**What needs to be done**
Without including the pictures, copy out every line below.

**Information provided**
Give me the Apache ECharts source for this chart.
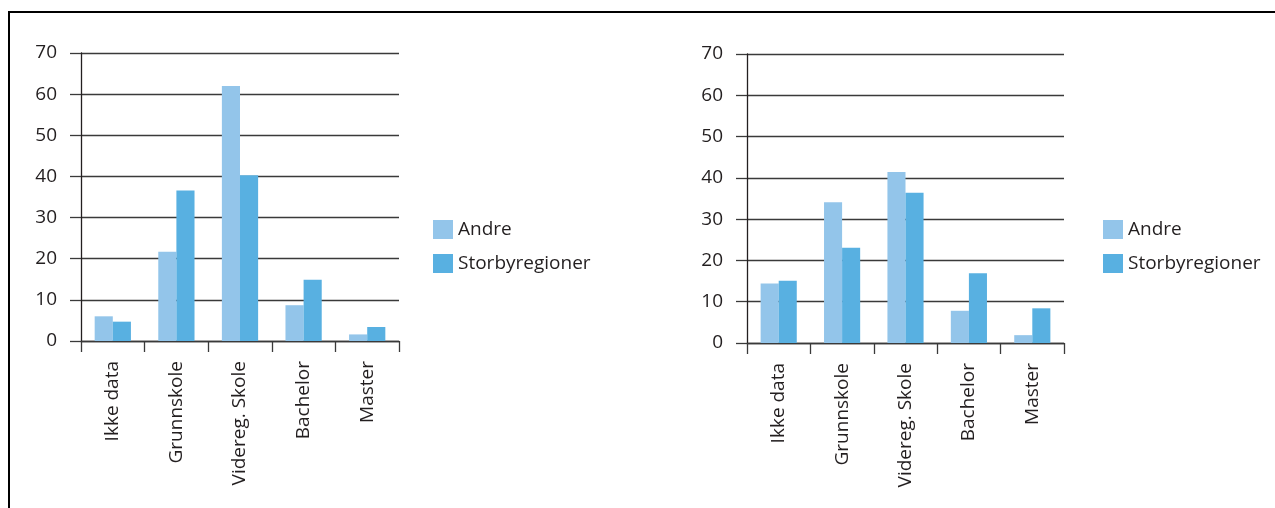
<!DOCTYPE html>
<html>
<head>
<meta charset="utf-8">
<script src="https://cdn.jsdelivr.net/npm/echarts@6/dist/echarts.min.js"></script>
<style>
html,body{margin:0;padding:0;background:#fff;}
#c{width:1275px;height:508px;}
</style>
</head>
<body>
<div id="c"></div>
<script>
const categories = ['Ikke data', 'Grunnskole', 'Videreg. Skole', 'Bachelor', 'Master'];
const seriesNames = ['Andre', 'Storbyregioner'];
const leftAndre = [6.0, 21.7, 62.0, 8.7, 1.6];
const leftStorby = [4.7, 36.6, 40.3, 14.9, 3.4];
const rightAndre = [14.4, 34.1, 41.4, 7.8, 1.9];
const rightStorby = [15.1, 23.1, 36.4, 16.9, 8.4];
const yTicks = { min: 0, max: 70, interval: 10 };

const colors = ['#93c5ea', '#58b0e1'];
const font = '"Open Sans", sans-serif';
const textColor = '#231f20';

function yAxis(gi) {
  return {
    type: 'value', gridIndex: gi, min: yTicks.min, max: yTicks.max, interval: yTicks.interval,
    axisLine: { show: true, lineStyle: { color: '#231f20', width: 1.3 } },
    axisTick: { show: true, length: 11, lineStyle: { color: '#3a3a3a', width: 1.3 } },
    splitLine: { show: true, lineStyle: { color: '#3a3a3a', width: 1.3 } },
    axisLabel: { color: textColor, fontSize: 19, fontFamily: font, margin: 24 }
  };
}
function xAxis(gi) {
  return {
    type: 'category', gridIndex: gi, data: categories,
    axisLine: { show: true, lineStyle: { color: '#3a3a3a', width: 1.3 } },
    axisTick: { show: true, length: 11, alignWithLabel: false, lineStyle: { color: '#3a3a3a', width: 1.3 } },
    axisLabel: { rotate: 90, color: textColor, fontSize: 19, fontFamily: font, margin: 20, interval: 0 }
  };
}
function bar(name, data, idx, gi) {
  return {
    type: 'bar', name: name, data: data, xAxisIndex: gi, yAxisIndex: gi,
    barGap: '0%', barCategoryGap: '43%',
    itemStyle: { color: colors[idx] }
  };
}
function legend(left) {
  return {
    orient: 'vertical', left: left, top: 215, itemWidth: 20, itemHeight: 19, itemGap: 15,
    icon: 'rect',
    data: seriesNames,
    textStyle: { color: textColor, fontSize: 19, fontFamily: font }
  };
}

const chart = echarts.init(document.getElementById('c'));
chart.setOption({
  backgroundColor: '#fff',
  animation: false,
  grid: [
    { left: 81, right: 876, top: 53, bottom: 167 },
    { left: 747, right: 211, top: 54, bottom: 165 }
  ],
  xAxis: [xAxis(0), xAxis(1)],
  yAxis: [yAxis(0), yAxis(1)],
  legend: [legend(428), legend(1098)],
  series: [
    bar(seriesNames[0], leftAndre, 0, 0),
    bar(seriesNames[1], leftStorby, 1, 0),
    bar(seriesNames[0], rightAndre, 0, 1),
    bar(seriesNames[1], rightStorby, 1, 1)
  ],
  graphic: [
    { type: 'line', shape: { x1: 8, y1: 12, x2: 1275, y2: 12 }, style: { stroke: '#000', lineWidth: 2 } },
    { type: 'line', shape: { x1: 9, y1: 11, x2: 9, y2: 508 }, style: { stroke: '#000', lineWidth: 2 } }
  ]
});
</script>
</body>
</html>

**Completed task**
Give me the Apache ECharts source for this chart.
<!DOCTYPE html>
<html>
<head>
<meta charset="utf-8">
<script src="https://cdn.jsdelivr.net/npm/echarts@6/dist/echarts.min.js"></script>
<style>
html,body{margin:0;padding:0;background:#fff;}
#c{width:1275px;height:508px;}
</style>
</head>
<body>
<div id="c"></div>
<script>
const categories = ['Ikke data', 'Grunnskole', 'Videreg. Skole', 'Bachelor', 'Master'];
const seriesNames = ['Andre', 'Storbyregioner'];
const leftAndre = [6.0, 21.7, 62.0, 8.7, 1.6];
const leftStorby = [4.7, 36.6, 40.3, 14.9, 3.4];
const rightAndre = [14.4, 34.1, 41.4, 7.8, 1.9];
const rightStorby = [15.1, 23.1, 36.4, 16.9, 8.4];
const yTicks = { min: 0, max: 70, interval: 10 };

const colors = ['#93c5ea', '#58b0e1'];
const font = '"Open Sans", sans-serif';
const textColor = '#231f20';

function yAxis(gi) {
  return {
    type: 'value', gridIndex: gi, min: yTicks.min, max: yTicks.max, interval: yTicks.interval,
    axisLine: { show: true, lineStyle: { color: '#231f20', width: 1.3 } },
    axisTick: { show: true, length: 11, lineStyle: { color: '#3a3a3a', width: 1.3 } },
    splitLine: { show: true, lineStyle: { color: '#3a3a3a', width: 1.3 } },
    axisLabel: { color: textColor, fontSize: 19, fontFamily: font, margin: 24 }
  };
}
function xAxis(gi) {
  return {
    type: 'category', gridIndex: gi, data: categories,
    axisLine: { show: true, lineStyle: { color: '#3a3a3a', width: 1.3 } },
    axisTick: { show: true, length: 11, alignWithLabel: false, lineStyle: { color: '#3a3a3a', width: 1.3 } },
    axisLabel: { rotate: 90, color: textColor, fontSize: 19, fontFamily: font, margin: 20, interval: 0 }
  };
}
function bar(name, data, idx, gi) {
  return {
    type: 'bar', name: name, data: data, xAxisIndex: gi, yAxisIndex: gi,
    barGap: '0%', barCategoryGap: '43%',
    itemStyle: { color: colors[idx] }
  };
}
function legend(left) {
  return {
    orient: 'vertical', left: left, top: 215, itemWidth: 20, itemHeight: 19, itemGap: 15,
    icon: 'rect',
    data: seriesNames,
    textStyle: { color: textColor, fontSize: 19, fontFamily: font }
  };
}

const chart = echarts.init(document.getElementById('c'));
chart.setOption({
  backgroundColor: '#fff',
  animation: false,
  grid: [
    { left: 81, right: 876, top: 53, bottom: 167 },
    { left: 747, right: 211, top: 54, bottom: 165 }
  ],
  xAxis: [xAxis(0), xAxis(1)],
  yAxis: [yAxis(0), yAxis(1)],
  legend: [legend(428), legend(1098)],
  series: [
    bar(seriesNames[0], leftAndre, 0, 0),
    bar(seriesNames[1], leftStorby, 1, 0),
    bar(seriesNames[0], rightAndre, 0, 1),
    bar(seriesNames[1], rightStorby, 1, 1)
  ],
  graphic: [
    { type: 'line', shape: { x1: 8, y1: 12, x2: 1275, y2: 12 }, style: { stroke: '#000', lineWidth: 2 } },
    { type: 'line', shape: { x1: 9, y1: 11, x2: 9, y2: 508 }, style: { stroke: '#000', lineWidth: 2 } }
  ]
});
</script>
</body>
</html>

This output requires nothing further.